In case you missed it, Kanye West's Yeezy Season 4 presentation earlier this week got a lot of buzz and even some backlash. And it wasn't because of the clothes. During Wednesday's event on Roosevelt Island, several models fell to the ground after having to stand in the sun for about two hours. Many fashion editors didn't find the whole affair very amusing. Yeezy's frequent collaborator, performance artist Vanessa Beecroft, who worked with him on the event, addressed the controversy in an interview with Page Six. She noted that the two-hour delay was all apart of the show's experience.
"Everyone was in a state of meditation … The long wait before, I believe it was planned because [West] wanted the audience to get into this state of having to observe and having to stay.”
She went on to address why audience members tried to help the models, and not those who were working the show. “That’s a production issue not related to me … I’m not sure why some people fainted yesterday, but in my case, when it has happened in my performances, it was the level of emotional stress … It wasn’t physical. There was food and water. The situation is so intense and people are looking at you and you are standing," she said. “Yesterday, I don’t know if it was because they were overwhelmed. I’m not sure … I was bothered yesterday in a sense that I’m sorry for what’s happening, but at the same time, I wouldn’t know how to prevent it if it was emotional.”

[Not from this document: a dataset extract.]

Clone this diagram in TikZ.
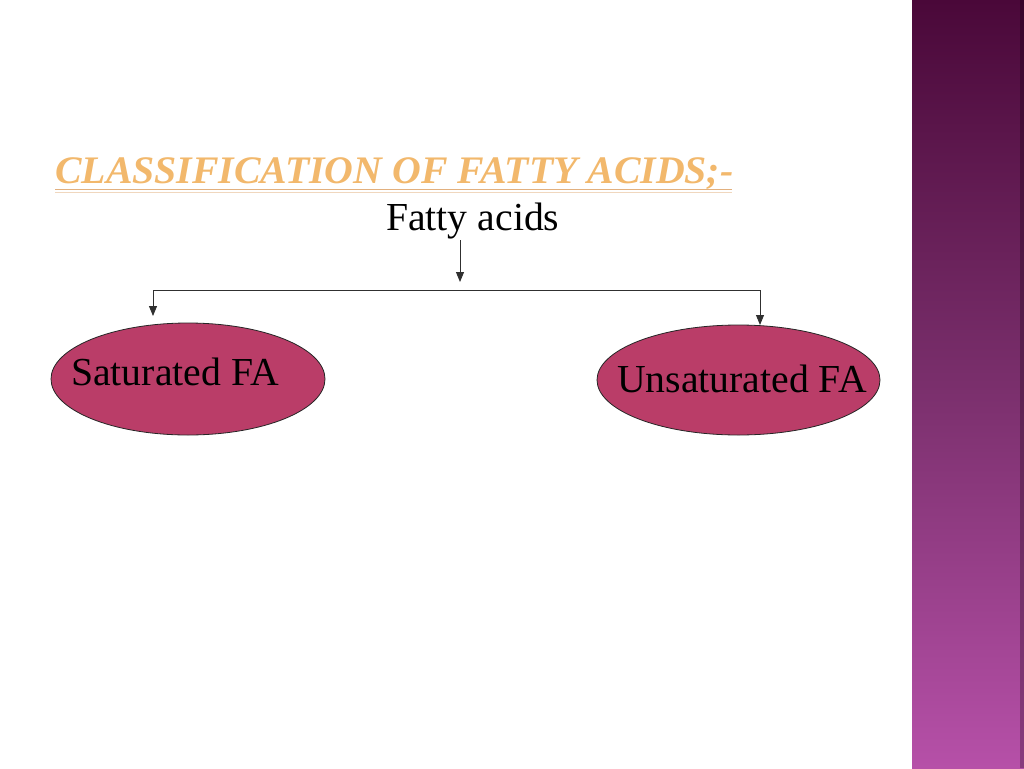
\documentclass[tikz,border=0pt]{standalone}
\usepackage{fontspec}
\setmainfont{Liberation Serif}
\usetikzlibrary{shapes.geometric,arrows.meta}
\definecolor{sidetop}{HTML}{4A0839}
\definecolor{sidemid}{HTML}{7A2F6C}
\definecolor{sidebot}{HTML}{B650A8}
\definecolor{ellfill}{HTML}{BA3D68}
\definecolor{titlecol}{HTML}{F2B86C}
\definecolor{ulinecol}{HTML}{E2B07E}
\definecolor{conncol}{HTML}{303030}
\tikzset{
  fabox/.style={ellipse, draw=black!85, line width=0.8pt, fill=ellfill, inner sep=0pt},
  labeltext/.style={font=\fontsize{39.7}{41}\selectfont, text=black, inner sep=0pt, anchor=base west},
  conn/.style={draw=conncol, line width=0.9pt},
  arr/.style={conn, -{Triangle[length=10pt,width=8pt]}}
}
\begin{document}
\begin{tikzpicture}[x=1pt,y=-1pt]
\useasboundingbox (0,0) rectangle (1024,768);
\fill[white] (0,0) rectangle (1024,768);
% sidebar
\shade[top color=sidetop, bottom color=sidebot, middle color=sidemid] (912,0) rectangle (1024,768);
\fill[black, opacity=0.25] (1020,0) rectangle (1024,768);
% title
\node[inner sep=0pt, anchor=base west, text=titlecol,
      font=\fontsize{39}{40}\selectfont\bfseries\itshape] (title) at (55,183)
      {\scalebox{1.02}[1]{CLASSIFICATION OF FATTY ACIDS;-}};
\draw[ulinecol, line width=1.6pt] (55,189.5) -- (732,189.5);
\draw[ulinecol!50, line width=1pt] (55,192.5) -- (732,192.5);
% root
\node[labeltext] (fa) at (386,230) {Fatty acids};
% ellipses
\node[fabox, minimum width=274pt, minimum height=112pt] (sat) at (188,379) {};
\node[fabox, minimum width=283pt, minimum height=110pt] (unsat) at (738.5,380) {};
\node[labeltext] (sattext) at (71,385) {Saturated FA};
\node[labeltext] (unsattext) at (617,392) {Unsaturated FA};
% connectors
\coordinate (fastem) at (460,240);
\coordinate (split) at (460,290);
\coordinate (satin) at (153,316);
\coordinate (unsatin) at (760,325);
\draw[arr, shorten >=8pt] (fastem) -- (split);
\draw[arr] (split) -| (satin);
\draw[arr] (split) -| (unsatin);
\end{tikzpicture}
\end{document}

The show didn't exactly get glowing reviews. But Vanessa seemed to shake it off. “I learned recently that press is really cruel and not representative of the actual truth.”
Designer Malan Breton mirrored some of those sentiments when also speaking out about the controversy. In an interview with The Lookbook at his own show on Thursday during New York Fashion Week, he defended the rapper/designer—and gave some insight into how something like that could even happen.
"I feel bad. I feel bad for some of the models, but you know I've met Kanye. He's a really nice guy," he said. "I don't know what to say, honestly. I feel like maybe they should have provided a little bit more water for them and just made sure [the models were safe], but other than that I feel bad. That's sad... It's not even his fault at all. I mean honestly we have so many production people that work on the show, that it goes out of our hands pretty much. So it shouldn't be in his lap, it should be on whoever produced his show and did that."